* _Directions for this task_
Return every line of the data below that includes the string "image".

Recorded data
***

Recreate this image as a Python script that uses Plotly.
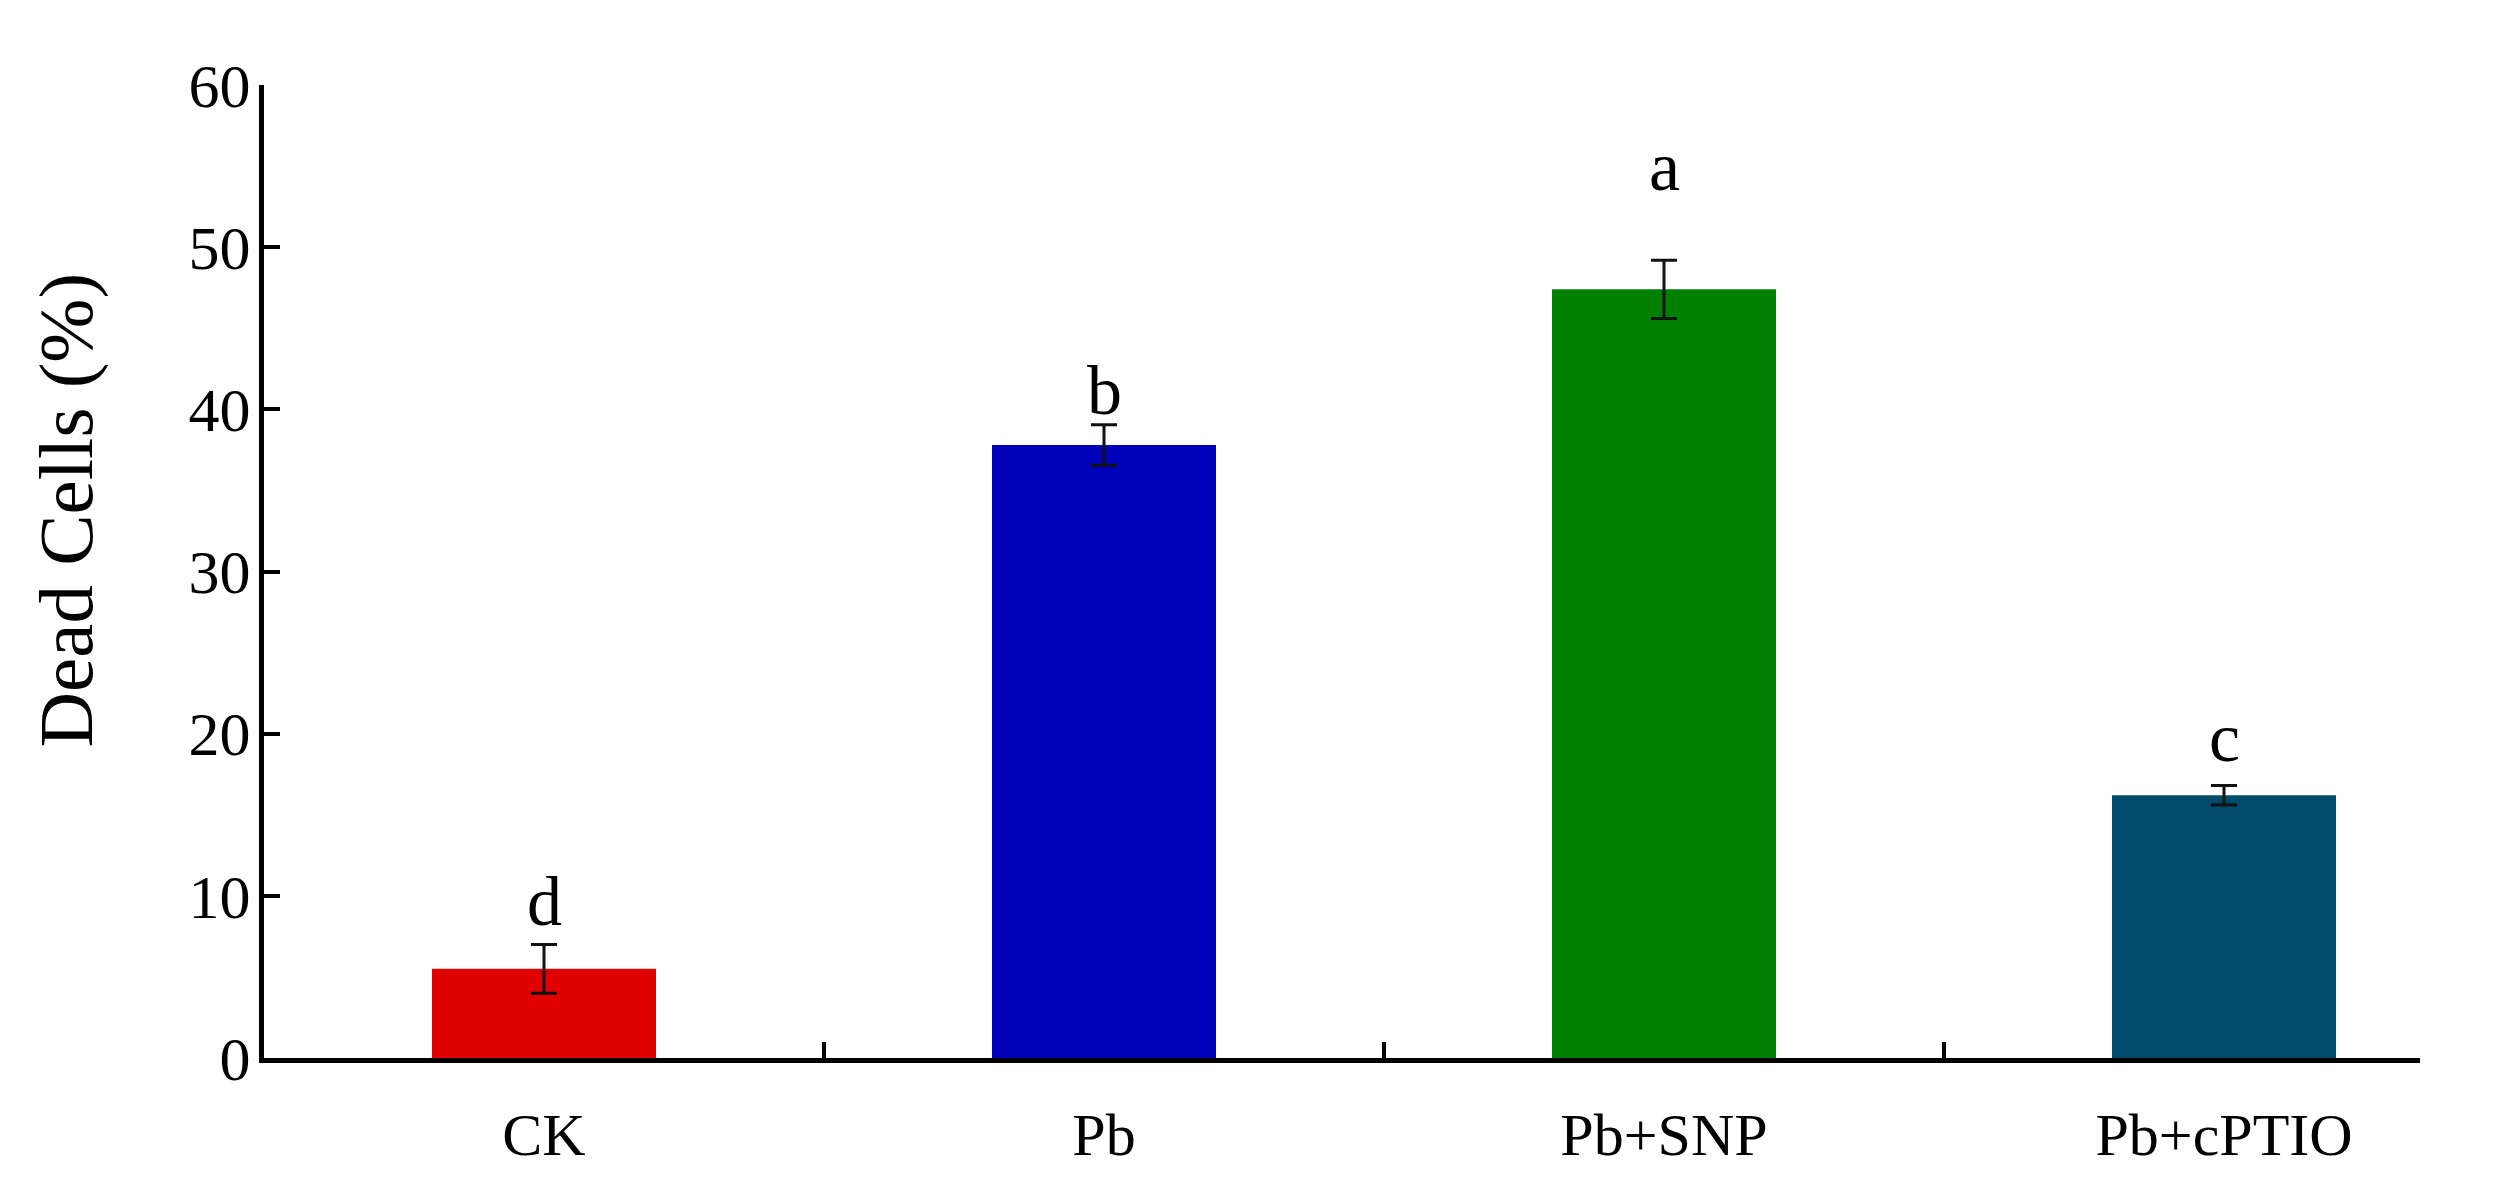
import plotly.graph_objects as go

categories = ["CK", "Pb", "Pb+SNP", "Pb+cPTIO"]
dead_cells = [5.5, 37.8, 47.4, 16.2]
errors = [1.5, 1.25, 1.8, 0.6]
letters = ["d", "b", "a", "c"]
letter_y = [7.9, 39.4, 53.2, 18.0]
bar_colors = ["#E00000", "#0000B8", "#008000", "#004B6B"]
y_ticks = [0, 10, 20, 30, 40, 50, 60]

FONT = "Liberation Serif, Times New Roman, serif"
x_pos = list(range(len(categories)))

fig = go.Figure()
fig.add_trace(go.Bar(
    x=x_pos, y=dead_cells, width=0.4,
    marker=dict(color=bar_colors, line=dict(width=0)),
    error_y=dict(type="data", array=errors, visible=True, color="#111111",
                 thickness=3, width=13),
    showlegend=False,
))

for xi, ly, lt in zip(x_pos, letter_y, letters):
    fig.add_annotation(x=xi, y=ly, text=lt, showarrow=False,
                       yanchor="bottom", yshift=-12,
                       font=dict(family=FONT, size=70, color="black"))

fig.add_annotation(xref="paper", yref="y", x=-0.092, y=33.8, text="Dead Cells (%)",
                   textangle=-90, showarrow=False, xanchor="center", yanchor="middle",
                   font=dict(family=FONT, size=77, color="black"))

fig.update_layout(
    width=2513, height=1182,
    margin=dict(l=256, r=101, t=77, b=132),
    plot_bgcolor="white", paper_bgcolor="white",
    bargap=0.6,
    font=dict(family=FONT, size=58, color="black"),
)
fig.update_xaxes(
    range=[-0.5, 3.35], tickvals=x_pos, ticktext=categories,
    ticks="", showline=True, linecolor="black", linewidth=5,
    showgrid=False, zeroline=False, ticklabelstandoff=20,
    tickfont=dict(family=FONT, size=60, color="black"),
    minor=dict(tickvals=[0.5, 1.5, 2.5], ticks="inside", ticklen=16,
               tickwidth=4, tickcolor="black", showgrid=False),
)
fig.update_yaxes(
    range=[0, 60], tickvals=y_ticks, ticks="inside", ticklen=16, tickwidth=4,
    tickcolor="black", showline=True, linecolor="black", linewidth=5,
    showgrid=False, zeroline=False, ticklabelstandoff=-4,
    tickfont=dict(family=FONT, size=62, color="black"),
)

fig.write_html("out.html")
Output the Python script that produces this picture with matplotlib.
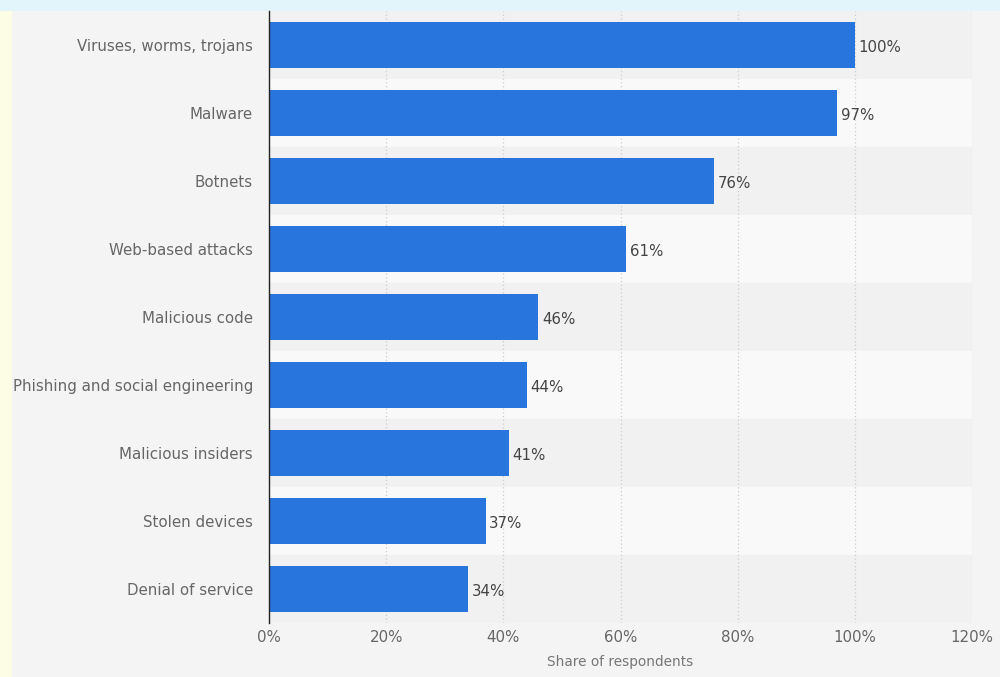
import numpy as np
import matplotlib.pyplot as plt
from matplotlib.patches import Rectangle

categories = ['Viruses, worms, trojans', 'Malware', 'Botnets', 'Web-based attacks',
              'Malicious code', 'Phishing and social engineering', 'Malicious insiders',
              'Stolen devices', 'Denial of service']
values = [100, 97, 76, 61, 46, 44, 41, 37, 34]
xticks = [0, 20, 40, 60, 80, 100, 120]

fig = plt.figure(figsize=(10, 6.77), dpi=100, facecolor='#fdfde6')
# outer frame: light blue strip on top, grey panel
fig.patches.append(Rectangle((0, 1 - 11/677), 1, 11/677, transform=fig.transFigure,
                             facecolor='#e2f5fb', edgecolor='none', zorder=-2))
fig.patches.append(Rectangle((12/1000, 0), 1 - 12/1000, 1 - 11/677, transform=fig.transFigure,
                             facecolor='#f4f4f4', edgecolor='none', zorder=-2))

ax = fig.add_axes([0.269, 1 - 623/677, 0.703, (623 - 11)/677])
ax.set_facecolor('none')

y = np.arange(len(categories))
for i in y:
    ax.axhspan(i - 0.5, i + 0.5, color='#f1f1f1' if i % 2 == 0 else '#f9f9f9', zorder=0)

ax.barh(y, values, height=0.68, color='#2876dd', zorder=3)
for i, v in zip(y, values):
    ax.text(v + 0.6, i + 0.04, f'{v}%', va='center', ha='left', fontsize=10.8,
            color='#444444', zorder=4)

ax.set_ylim(len(categories) - 0.5, -0.5)
ax.set_xlim(0, 120)
ax.set_yticks(y)
ax.set_yticklabels(categories, fontsize=10.8, color='#666666')
for lbl in ax.get_yticklabels():
    lbl.set_va('center_baseline')
ax.set_xticks(xticks)
ax.set_xticklabels([f'{t}%' for t in xticks], fontsize=10.8, color='#666666')
ax.tick_params(axis='y', length=0, pad=11.5)
ax.tick_params(axis='x', length=0, pad=5)
ax.xaxis.grid(True, linestyle=(0, (1, 2)), color='#cccccc', linewidth=0.9, zorder=1)
ax.set_axisbelow(True)
for s in ['top', 'right', 'bottom']:
    ax.spines[s].set_visible(False)
ax.spines['left'].set_color('#222222')
ax.spines['left'].set_linewidth(1.0)
ax.spines['left'].set_zorder(5)
ax.set_xlabel('Share of respondents', fontsize=9.8, color='#777777', labelpad=7)

fig.savefig('out.png', dpi=100, facecolor=fig.get_facecolor())
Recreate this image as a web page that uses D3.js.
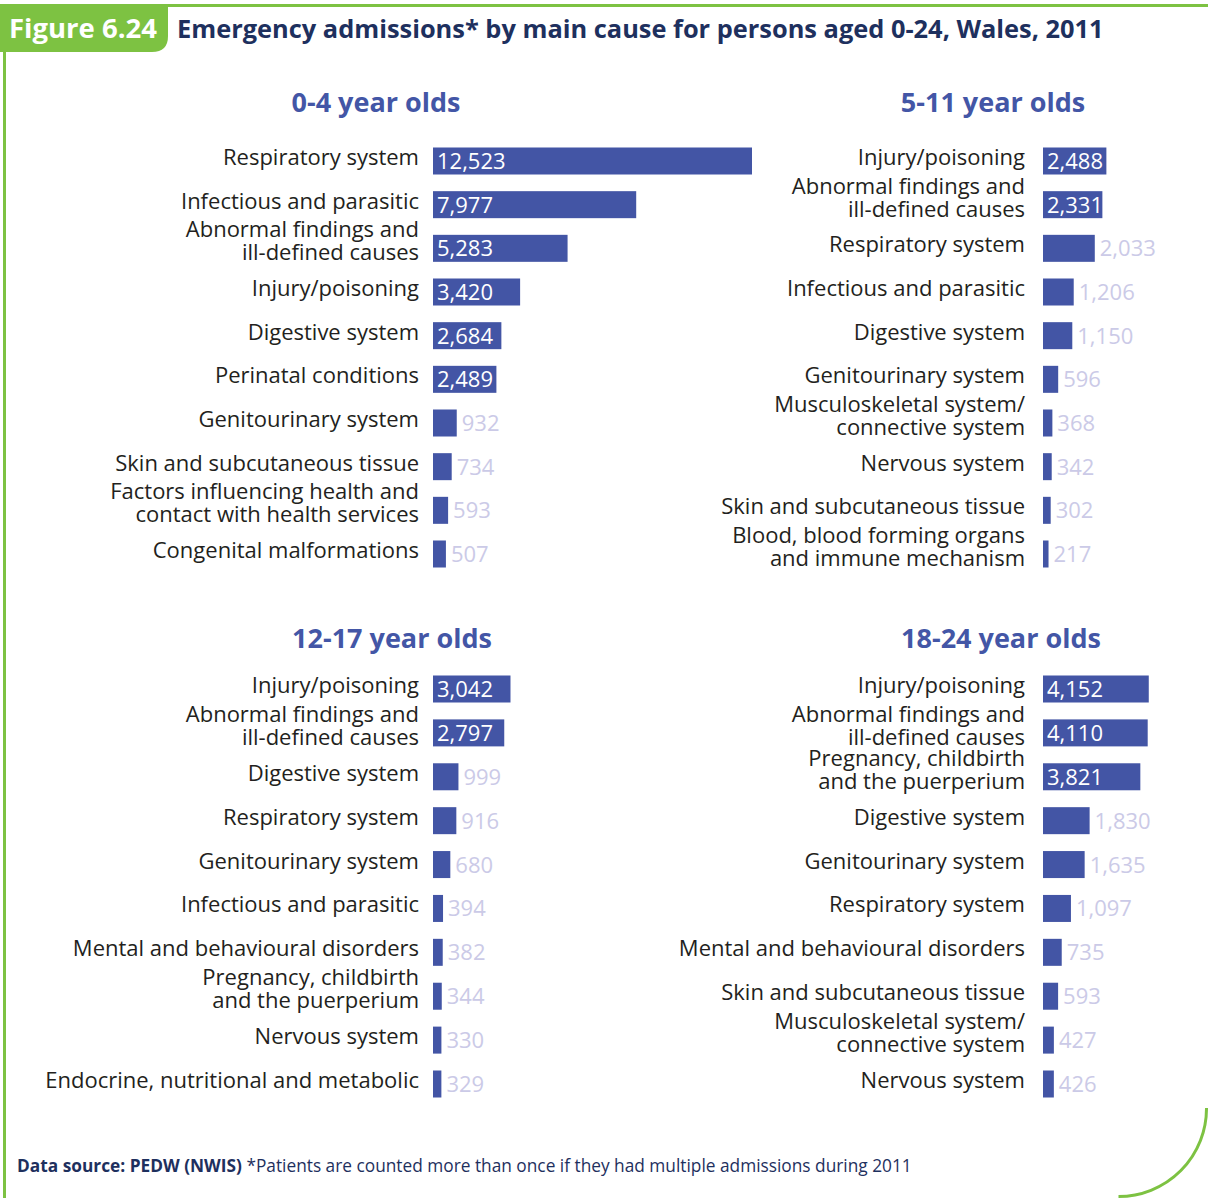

***

* _Solution for this task_
Recreate this image as a Python script that uses Plotly.
Recreate this image as a web page that uses D3.js.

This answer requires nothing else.